The XML tags are not magic — they’re a convention the agent’s training reinforced. Any consistent structure works: numbered sections, Markdown headings, a table. The point is to make the shape of the specification explicit so the agent can parse it mechanically rather than guess.

Depth: the reasoning problem

Complex tasks benefit from the agent thinking before producing output. Trivial tasks do not; extra thinking burns context and latency for no gain. Each agent exposes this differently:

Claude Code: low / medium / high / max effort levels; ultrathink keyword escalates one turn.
Gemini CLI: thinking is adaptive by default with less granular user override.
Codex CLI: reasoning depth tied to model selection; less in-session control.

The principle is stable: match reasoning depth to problem complexity. Debugging a subtle concurrency issue needs deep thinking; renaming a variable does not. The controls vary; the judgment doesn’t.

Cost: the economics problem

Every prompt has a token price. The levers that reduce it:

Prompt caching — repeat content across calls hits a cache at substantial discount.
Batch APIs — bulk operations run asynchronously at a discount.
Model selection — use a smaller model for simpler tasks.

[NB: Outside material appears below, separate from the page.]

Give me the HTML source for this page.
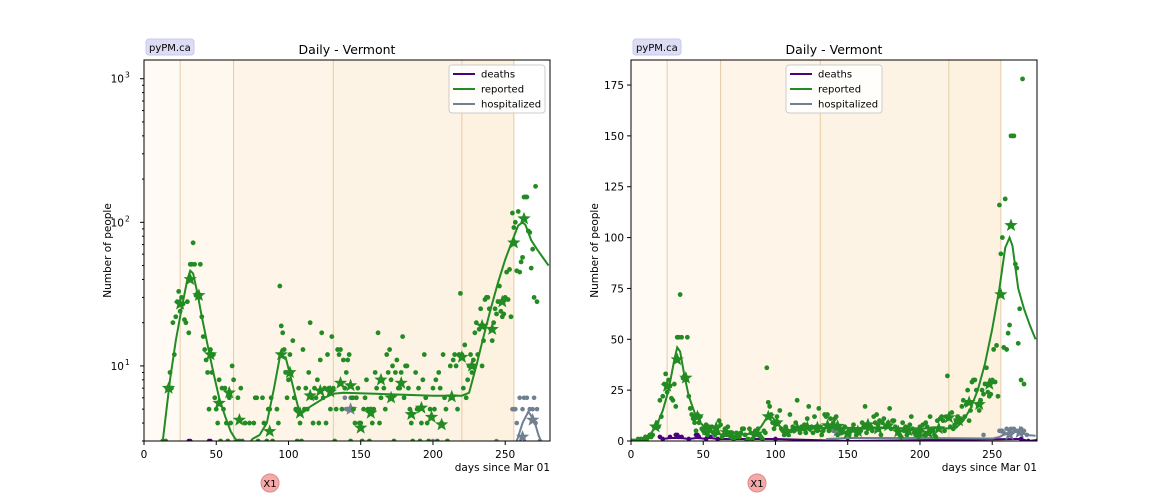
<!DOCTYPE html>
<html><head><meta charset="utf-8"><style>
html,body{margin:0;background:#fff;width:1152px;height:504px;overflow:hidden;}
svg{display:block;font-family:"DejaVu Sans","Liberation Sans",sans-serif;}
</style></head><body>
<svg id="chart" width="1152" height="504" viewBox="0 0 1152 504" xmlns="http://www.w3.org/2000/svg"></svg>
<script>
// ---- data ----
const modelDays = [0,5,10,13,18,22,26,30,32,34,37,40,44,48,52,56,60,65,70,75,80,85,90,94,98,102,105,108,115,125,131,138,160,180,200,220,225,230,235,240,245,250,255,259,262,264,268,272,276,280];
const modelReported = [0.3,0.6,1.5,3,8,15,25,40,46,44,32,22,14,9,6,4.5,3.5,2.9,2.6,3.1,3.3,4,7,11.5,11.5,8,6,4.6,5.2,6,6.4,6.5,6.4,6.3,6.2,6.2,6.5,10,16,25,38,55,75,95,100,96,75,65,57,50];
const dailyReported = [
0,0,0,0,0,1,0,1,0,1,
2,1,2,3,2,3,7,7,9,7,
20,12,22,28,33,24,30,27,21,20,
28,17,51,51,72,51,31,32,30,51,
22,16,13,11,9,5,13,9,12,6,
5,4,8,3,7,5,7,4,3,6,
4,10,8,2,3,6,3,7,3,2,
4,1,2,4,2,2,4,6,6,3,
0,1,6,4,1,3,5,5,6,3,
2,1,5,4,36,19,17,13,9,6,
8,12,9,15,6,5,3,7,4,3,
13,5,7,5,9,20,6,4,7,6,
8,4,11,17,6,7,4,12,7,5,
16,7,3,5,13,12,13,5,11,7,
9,11,12,3,6,5,4,6,7,4,
4,3,5,6,8,5,3,5,4,5,
9,7,17,4,6,8,7,5,12,9,
13,8,10,3,9,11,7,7,9,16,
6,10,10,7,5,4,3,2,9,5,
7,3,4,8,12,6,4,3,5,2,
7,5,8,3,9,7,4,12,6,5,
3,2,10,6,11,12,10,5,12,32,
12,7,14,6,8,10,12,9,11,17,
20,12,18,25,10,15,29,30,30,25,
18,15,20,25,23,28,36,24,22,23,
30,45,29,47,22,116,92,100,46,119,
45,53,57,150,150,150,87,85,48,65,
30,178,28];
const weekDays = [17,25,32,38,46,52,59,66,87,95,101,108,115,122,129,136,143,150,157,164,171,178,185,192,199,206,213,220,227,234,241,248,256,263];
const weekReported = [7,27,40,31,12,5.5,6.5,4.2,3.5,12,9,4.7,6.2,6.7,6.6,7.6,7.3,3.7,4.7,8,6,7.6,4.6,5.1,4.4,3.9,6.1,11.5,10,19,18,28,72,106];
const hospDays = [137,139,140,141,142,143,144,145,200,244,255,256,257,258,260,262,263,265,267,269,270,271,272,274];
const hospValues = [5,6,5,5,5,6,6,6,3,3,5,5,5,4,6,5,6,6,5,5,6,4,5,3];
const hospModelDays = [135,150,200,250,255,258,262,266,270,273,276,280];
const hospModel = [1,1.5,1.5,1.2,2,3,4,4.8,4.2,3.3,2.8,2.6];
const hospWeekDays = [143,262,269];
const hospWeek = [5,3.2,4.2];
const deathDays = [20,22,27,31,32,33,35,40,45,46,47,52,53,55,60,100,150,270,275];
const deathValues = [2,1,2,3,3,2,2,1,3,3,2,1,2,2,1,1,0,1,0];
const bands = [0,25,62,131,220,256];
const bandFill = ['#fffaf3','#fff8ef','#fef5e8','#fdf3e5','#fdf1e0'];

const svg = document.getElementById('chart');
const NS = 'http://www.w3.org/2000/svg';
function mk(tag, attrs, parent){const e=document.createElementNS(NS,tag);for(const k in attrs)e.setAttribute(k,attrs[k]);(parent||svg).appendChild(e);return e;}
function star(cx,cy,r){let p=[];for(let i=0;i<10;i++){const a=-Math.PI/2+i*Math.PI/5;const rr=i%2?r*0.42:r;p.push((cx+rr*Math.cos(a)).toFixed(1)+','+(cy+rr*Math.sin(a)).toFixed(1));}return p.join(' ');}

function panel(o){
  const g = mk('g',{});
  
  
  const X = d => o.x0 + (d - 0) / 281 * (o.x1 - o.x0);
  const Y = o.log ? (v => o.y1 - (Math.log10(v) - Math.log10(3)) / (Math.log10(1350) - Math.log10(3)) * (o.y1 - o.y0))
                  : (v => o.y1 - v / 187.3 * (o.y1 - o.y0));
  const cv = v => o.log ? Math.max(v, 2.2) : v;
  const cid = 'clip' + o.name;
  const cp = mk('clipPath',{id:cid},g); mk('rect',{x:o.x0,y:o.y0,width:o.x1-o.x0,height:o.y1-o.y0},cp);
  const plot = mk('g',{'clip-path':'url(#'+cid+')'},g);
  for(let i=0;i<bandFill.length;i++){
    const b = mk('rect',{x:X(bands[i]),y:o.y0,width:X(bands[i+1])-X(bands[i]),height:o.y1-o.y0,fill:bandFill[i]},plot);
    
    
    if(i>0){const l=mk('line',{x1:X(bands[i]),x2:X(bands[i]),y1:o.y0,y2:o.y1,stroke:'#e6cba6','stroke-width':1},plot);
      
      }
  }
  const l5=mk('line',{x1:X(bands[5]),x2:X(bands[5]),y1:o.y0,y2:o.y1,stroke:'#e6cba6','stroke-width':1},plot);
  
  
  if(!o.log){
    const dl=mk('polyline',{points:deathDays.map((d,i)=>X(d)+','+Y(Math.min(deathValues[i],1.5))).join(' ')+' '+X(281)+','+Y(0.5),fill:'none',stroke:'#4b0082','stroke-width':2},plot);
    
    
  }
  deathDays.forEach((d,i)=>{const c=mk('circle',{cx:X(d),cy:Y(cv(deathValues[i]||0.01)),r:2.3,fill:'#4b0082'},plot);
    
    });
  const hl=mk('polyline',{points:hospModelDays.map((d,i)=>X(d)+','+Y(hospModel[i])).join(' '),fill:'none',stroke:'#708090','stroke-width':2},plot);
  
  
  hospDays.forEach((d,i)=>{const c=mk('circle',{cx:X(d),cy:Y(cv(hospValues[i])),r:2.3,fill:'#708090'},plot);
    
    });
  hospWeekDays.forEach((d,i)=>{const s=mk('polygon',{points:star(X(d),Y(hospWeek[i]),7),fill:'#708090'},plot);
    
    });
  dailyReported.forEach((v,d)=>{const c=mk('circle',{cx:X(d),cy:Y(cv(v)),r:2.4,fill:'#228b22'},plot);
    
    });
  const rl=mk('polyline',{points:modelDays.map((d,i)=>X(d)+','+Y(modelReported[i])).join(' '),fill:'none',stroke:'#228b22','stroke-width':2},plot);
  
  
  weekDays.forEach((d,i)=>{const s=mk('polygon',{points:star(X(d),Y(weekReported[i]),7),fill:'#228b22'},plot);
    
    });
  const fr=mk('rect',{x:o.x0,y:o.y0,width:o.x1-o.x0,height:o.y1-o.y0,fill:'none',stroke:'#000','stroke-width':1},g);
  
  
  [0,50,100,150,200,250].forEach(t=>{mk('line',{x1:X(t),x2:X(t),y1:o.y1,y2:o.y1+4,stroke:'#000'},g);
    const tx=mk('text',{x:X(t),y:o.y1+17,'font-size':10.5,'text-anchor':'middle'},g);tx.textContent=t;
    
    });
  const xt=mk('text',{x:o.x1,y:o.y1+30,'font-size':10.5,'text-anchor':'end'},g);xt.textContent='days since Mar 01';
  
  
  if(o.log){
    [10,100,1000].forEach((t,i)=>{const y=Y(t);mk('line',{x1:o.x0-4,x2:o.x0,y1:y,y2:y,stroke:'#000'},g);
      const tx=mk('text',{x:o.x0-20,y:y+4,'font-size':10.5,'text-anchor':'end'},g);tx.textContent='10';
      
      
      const sp=mk('text',{x:o.x0-19,y:y-1,'font-size':7.5},g);sp.textContent=String(i+1);});
    [3,4,5,6,7,8,9,20,30,40,50,60,70,80,90,200,300,400,500,600,700,800,900].forEach(v=>{const y=Y(v);mk('line',{x1:o.x0-2,x2:o.x0,y1:y,y2:y,stroke:'#000'},g);});
  } else {
    [0,25,50,75,100,125,150,175].forEach(t=>{const y=Y(t);mk('line',{x1:o.x0-4,x2:o.x0,y1:y,y2:y,stroke:'#000'},g);
      const tx=mk('text',{x:o.x0-7,y:y+4,'font-size':10.5,'text-anchor':'end'},g);tx.textContent=t;
      
      });
  }
  const yt=mk('text',{x:0,y:0,'font-size':10.5,'text-anchor':'middle',transform:'translate('+(o.x0-33)+','+((o.y0+o.y1)/2)+') rotate(-90)'},g);yt.textContent='Number of people';
  
  
  const ti=mk('text',{x:(o.x0+o.x1)/2,y:o.y0-6,'font-size':12.5,'text-anchor':'middle'},g);ti.textContent='Daily - Vermont';
  
  
  const bx=mk('rect',{x:o.x0+2,y:o.y0-21,width:48,height:16,rx:3,fill:'#dcdcf5',stroke:'#c8c8ee'},g);
  
  
  const bt=mk('text',{x:o.x0+5,y:o.y0-9,'font-size':10},g);bt.textContent='pyPM.ca';
  const lg=mk('g',{},g);
  
  
  mk('rect',{x:o.lx,y:o.y0+5,width:96,height:48,rx:3,fill:'#fff','fill-opacity':0.85,stroke:'#ccc'},lg);
  [['deaths','#4b0082'],['reported','#228b22'],['hospitalized','#708090']].forEach((e,i)=>{
    const y=o.y0+14+i*15;
    mk('line',{x1:o.lx+4,x2:o.lx+26,y1:y,y2:y,stroke:e[1],'stroke-width':2},lg);
    const t=mk('text',{x:o.lx+32,y:y+3.5,'font-size':10},lg);t.textContent=e[0];
    
    
  });
  const xc=mk('circle',{cx:o.xb,cy:483,r:9,fill:'#f5a9a9',stroke:'#d88'},g);
  
  
  const xtx=mk('text',{x:o.xb,y:487,'font-size':10,'text-anchor':'middle'},g);xtx.textContent='X1';
}
panel({name:'log-panel',x0:144,x1:550,y0:60,y1:441,log:true,lx:449,xb:270});
panel({name:'linear-panel',x0:631,x1:1037,y0:60,y1:441,log:false,lx:786,xb:757});
</script>
</body></html>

The biggest wins come from workflow design, not from squeezing individual prompts: a stable briefing doc that hits the cache on every turn saves more than any single-prompt optimization.

Operation

The three CLI-agents expose the prompting levers with different surface area. The table maps what’s broadly available; check your tool’s current docs for the exact command.

Lever	Claude Code	Gemini CLI	Codex CLI
File reference	`@path/to/file`	`@path/to/file`	`@path/to/file`
Directory reference	`@dir/`	`@dir/`	`@dir/`
Stdin pipe	`cat x \| claude -p '...'`	`gemini -p "..." < x`	`codex exec "..." < x`
Image input	drag, paste, or `@screenshot.png`	drag or `@screenshot.png`	`@screenshot.png`
Plan / dry-run	Shift+Tab plan mode	`/plan` (v0.8+)	`--dry-run`
Reasoning depth	`/effort {low\|medium\|high\|max}`	adaptive; limited override	via model choice
Prompt caching	automatic + explicit breakpoints	automatic	automatic
Batch API	Anthropic Batch API (50% off)	Vertex AI Batch	OpenAI Batch API (50% off)

Evolution

Prompting is the most convergent surface of agentic coding — the core vocabulary (precision, scope, verification, structure, depth) has been stable across tools since 2025. Active divergence lives in the reasoning-depth controls and the cost-optimization surface.

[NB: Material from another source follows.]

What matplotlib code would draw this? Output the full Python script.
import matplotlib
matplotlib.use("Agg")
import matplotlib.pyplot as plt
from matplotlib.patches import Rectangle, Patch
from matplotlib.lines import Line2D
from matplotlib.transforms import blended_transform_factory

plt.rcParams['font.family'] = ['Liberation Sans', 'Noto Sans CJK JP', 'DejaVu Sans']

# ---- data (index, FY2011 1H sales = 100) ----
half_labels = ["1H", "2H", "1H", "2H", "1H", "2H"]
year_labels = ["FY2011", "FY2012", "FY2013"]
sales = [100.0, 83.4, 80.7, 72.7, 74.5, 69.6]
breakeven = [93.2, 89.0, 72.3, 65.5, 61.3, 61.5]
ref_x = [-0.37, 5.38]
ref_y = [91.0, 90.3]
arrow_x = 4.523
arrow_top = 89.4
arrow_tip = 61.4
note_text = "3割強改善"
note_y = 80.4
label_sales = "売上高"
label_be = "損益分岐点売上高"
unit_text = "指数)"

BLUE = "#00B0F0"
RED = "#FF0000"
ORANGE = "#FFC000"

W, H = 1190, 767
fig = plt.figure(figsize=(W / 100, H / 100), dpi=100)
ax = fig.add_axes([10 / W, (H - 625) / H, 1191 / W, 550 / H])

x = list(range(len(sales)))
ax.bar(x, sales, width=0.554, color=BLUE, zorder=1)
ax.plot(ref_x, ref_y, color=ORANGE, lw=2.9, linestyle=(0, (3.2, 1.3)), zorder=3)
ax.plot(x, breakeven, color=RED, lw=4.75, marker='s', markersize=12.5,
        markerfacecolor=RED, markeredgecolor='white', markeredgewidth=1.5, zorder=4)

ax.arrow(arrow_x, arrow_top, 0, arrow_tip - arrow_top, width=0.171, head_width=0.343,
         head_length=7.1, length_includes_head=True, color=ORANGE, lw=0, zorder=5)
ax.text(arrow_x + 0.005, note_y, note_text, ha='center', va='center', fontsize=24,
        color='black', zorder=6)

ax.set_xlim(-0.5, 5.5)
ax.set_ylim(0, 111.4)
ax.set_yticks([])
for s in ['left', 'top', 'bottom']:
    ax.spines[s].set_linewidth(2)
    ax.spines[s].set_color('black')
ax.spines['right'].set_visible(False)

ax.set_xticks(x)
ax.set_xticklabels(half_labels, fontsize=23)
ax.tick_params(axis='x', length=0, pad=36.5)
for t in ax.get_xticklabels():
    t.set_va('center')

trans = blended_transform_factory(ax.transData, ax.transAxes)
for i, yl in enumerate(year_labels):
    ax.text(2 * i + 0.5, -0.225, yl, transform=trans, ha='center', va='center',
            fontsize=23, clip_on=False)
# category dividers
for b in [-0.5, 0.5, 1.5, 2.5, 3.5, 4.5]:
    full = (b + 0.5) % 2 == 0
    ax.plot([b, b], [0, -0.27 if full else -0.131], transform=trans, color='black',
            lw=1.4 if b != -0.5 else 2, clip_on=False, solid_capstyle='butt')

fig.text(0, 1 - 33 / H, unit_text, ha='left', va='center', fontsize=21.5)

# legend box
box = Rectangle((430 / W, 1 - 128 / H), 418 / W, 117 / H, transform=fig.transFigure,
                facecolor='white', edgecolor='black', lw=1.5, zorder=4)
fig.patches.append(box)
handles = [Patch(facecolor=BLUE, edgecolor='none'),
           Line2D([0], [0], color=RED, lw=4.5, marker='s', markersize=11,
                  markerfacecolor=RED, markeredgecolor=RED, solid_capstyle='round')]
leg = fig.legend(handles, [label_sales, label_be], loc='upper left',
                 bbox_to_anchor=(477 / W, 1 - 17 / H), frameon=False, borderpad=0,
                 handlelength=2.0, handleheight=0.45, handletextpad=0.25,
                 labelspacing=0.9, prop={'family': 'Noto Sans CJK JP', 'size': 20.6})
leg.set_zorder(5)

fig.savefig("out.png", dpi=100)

Convergence: the five-part prompt structure. Context → task → constraints → files in scope → verification. This emerged as a practitioner pattern in 2024, was reinforced by Anthropic’s official prompting guides in 2025, and has since been adopted by Gemini and OpenAI documentation. It’s no longer a contested choice.

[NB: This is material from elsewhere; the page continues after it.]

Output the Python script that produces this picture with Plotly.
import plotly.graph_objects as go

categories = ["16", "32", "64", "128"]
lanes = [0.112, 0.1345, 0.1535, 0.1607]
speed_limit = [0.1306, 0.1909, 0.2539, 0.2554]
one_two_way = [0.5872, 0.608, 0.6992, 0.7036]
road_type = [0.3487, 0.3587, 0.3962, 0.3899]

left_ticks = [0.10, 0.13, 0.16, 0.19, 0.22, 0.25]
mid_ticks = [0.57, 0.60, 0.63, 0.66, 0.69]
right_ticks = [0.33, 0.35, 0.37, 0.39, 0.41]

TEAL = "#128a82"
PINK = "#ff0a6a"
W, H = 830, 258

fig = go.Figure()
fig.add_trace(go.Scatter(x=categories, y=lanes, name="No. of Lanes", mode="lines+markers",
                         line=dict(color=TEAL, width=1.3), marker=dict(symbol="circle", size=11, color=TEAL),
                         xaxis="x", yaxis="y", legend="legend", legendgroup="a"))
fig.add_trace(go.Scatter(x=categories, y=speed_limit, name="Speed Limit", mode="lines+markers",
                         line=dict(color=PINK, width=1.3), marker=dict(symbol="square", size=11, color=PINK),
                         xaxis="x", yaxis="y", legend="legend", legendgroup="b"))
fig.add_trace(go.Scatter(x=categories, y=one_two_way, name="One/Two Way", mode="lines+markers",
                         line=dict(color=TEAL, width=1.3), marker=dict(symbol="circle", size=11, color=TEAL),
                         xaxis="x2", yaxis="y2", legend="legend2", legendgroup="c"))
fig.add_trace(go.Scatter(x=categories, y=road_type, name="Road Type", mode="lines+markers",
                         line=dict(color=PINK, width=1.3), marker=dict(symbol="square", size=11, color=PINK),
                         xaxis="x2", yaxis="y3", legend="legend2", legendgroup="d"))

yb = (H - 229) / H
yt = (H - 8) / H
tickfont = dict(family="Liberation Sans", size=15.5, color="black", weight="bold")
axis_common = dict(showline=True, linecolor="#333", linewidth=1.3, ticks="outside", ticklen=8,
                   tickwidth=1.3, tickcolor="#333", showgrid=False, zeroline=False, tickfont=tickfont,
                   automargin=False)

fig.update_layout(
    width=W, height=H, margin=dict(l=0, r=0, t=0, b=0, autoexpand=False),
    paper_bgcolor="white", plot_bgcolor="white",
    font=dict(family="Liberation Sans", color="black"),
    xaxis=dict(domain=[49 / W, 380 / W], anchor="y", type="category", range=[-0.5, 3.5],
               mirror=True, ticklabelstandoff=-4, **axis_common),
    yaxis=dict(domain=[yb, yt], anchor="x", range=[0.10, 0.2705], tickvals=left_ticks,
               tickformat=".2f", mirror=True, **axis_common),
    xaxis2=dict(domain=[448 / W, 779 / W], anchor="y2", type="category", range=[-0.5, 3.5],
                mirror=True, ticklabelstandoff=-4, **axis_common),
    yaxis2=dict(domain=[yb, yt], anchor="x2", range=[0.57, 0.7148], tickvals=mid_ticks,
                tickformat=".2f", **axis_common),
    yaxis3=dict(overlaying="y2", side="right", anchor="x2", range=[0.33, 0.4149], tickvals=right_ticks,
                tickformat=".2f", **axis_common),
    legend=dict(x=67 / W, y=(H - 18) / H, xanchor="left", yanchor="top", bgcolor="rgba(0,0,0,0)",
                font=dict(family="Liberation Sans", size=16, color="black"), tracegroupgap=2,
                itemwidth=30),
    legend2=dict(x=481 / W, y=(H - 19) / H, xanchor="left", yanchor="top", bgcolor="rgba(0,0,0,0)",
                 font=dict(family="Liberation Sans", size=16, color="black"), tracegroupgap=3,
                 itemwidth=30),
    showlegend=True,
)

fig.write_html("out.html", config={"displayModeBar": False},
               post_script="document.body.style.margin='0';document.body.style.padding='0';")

Convergence: prompt caching as implicit optimization. All three tools cache repeated content automatically. The discounts vary (~90% for Claude, ~75% for Gemini, ~50% for Codex as of 2026), but the pattern — stable briefing doc, sticky tool definitions, repeated references — is the same.

Emerging: structured output modes. All three tools are shipping JSON-mode or schema-constrained output. Claude Code’s --output-format json landed in 2025; Gemini’s responseSchema parameter has been in the SDK since late 2025 and is reaching the CLI; Codex’s structured-output support is partial. Practices that pipe agent output into downstream automation should expect this to be fully converged within a year.

Quick reference

A prompt is a specification, not a conversation. Treat it like a function signature — declare inputs, constraints, and verification.
Five levers: precision, scope, structure, depth, cost. Debug a failed prompt by naming which lever was wrong.
Precision vocabulary compounds. Stabilize it in your briefing doc; every future session benefits.
Scope is always your responsibility. “Only modify files I explicitly name” is a reasonable default.
Structured prompts (five-part shape) reduce correction rounds substantially. The boredom is the point.
Plan mode (Shift+Tab / /plan / --dry-run) separates discovery from action for unfamiliar code — cheap, universally supported.
Reasoning depth should match problem complexity. The controls vary; the judgment doesn’t.
Caching wins come from workflow stability, not from single-prompt optimization. A stable briefing doc beats a clever phrasing.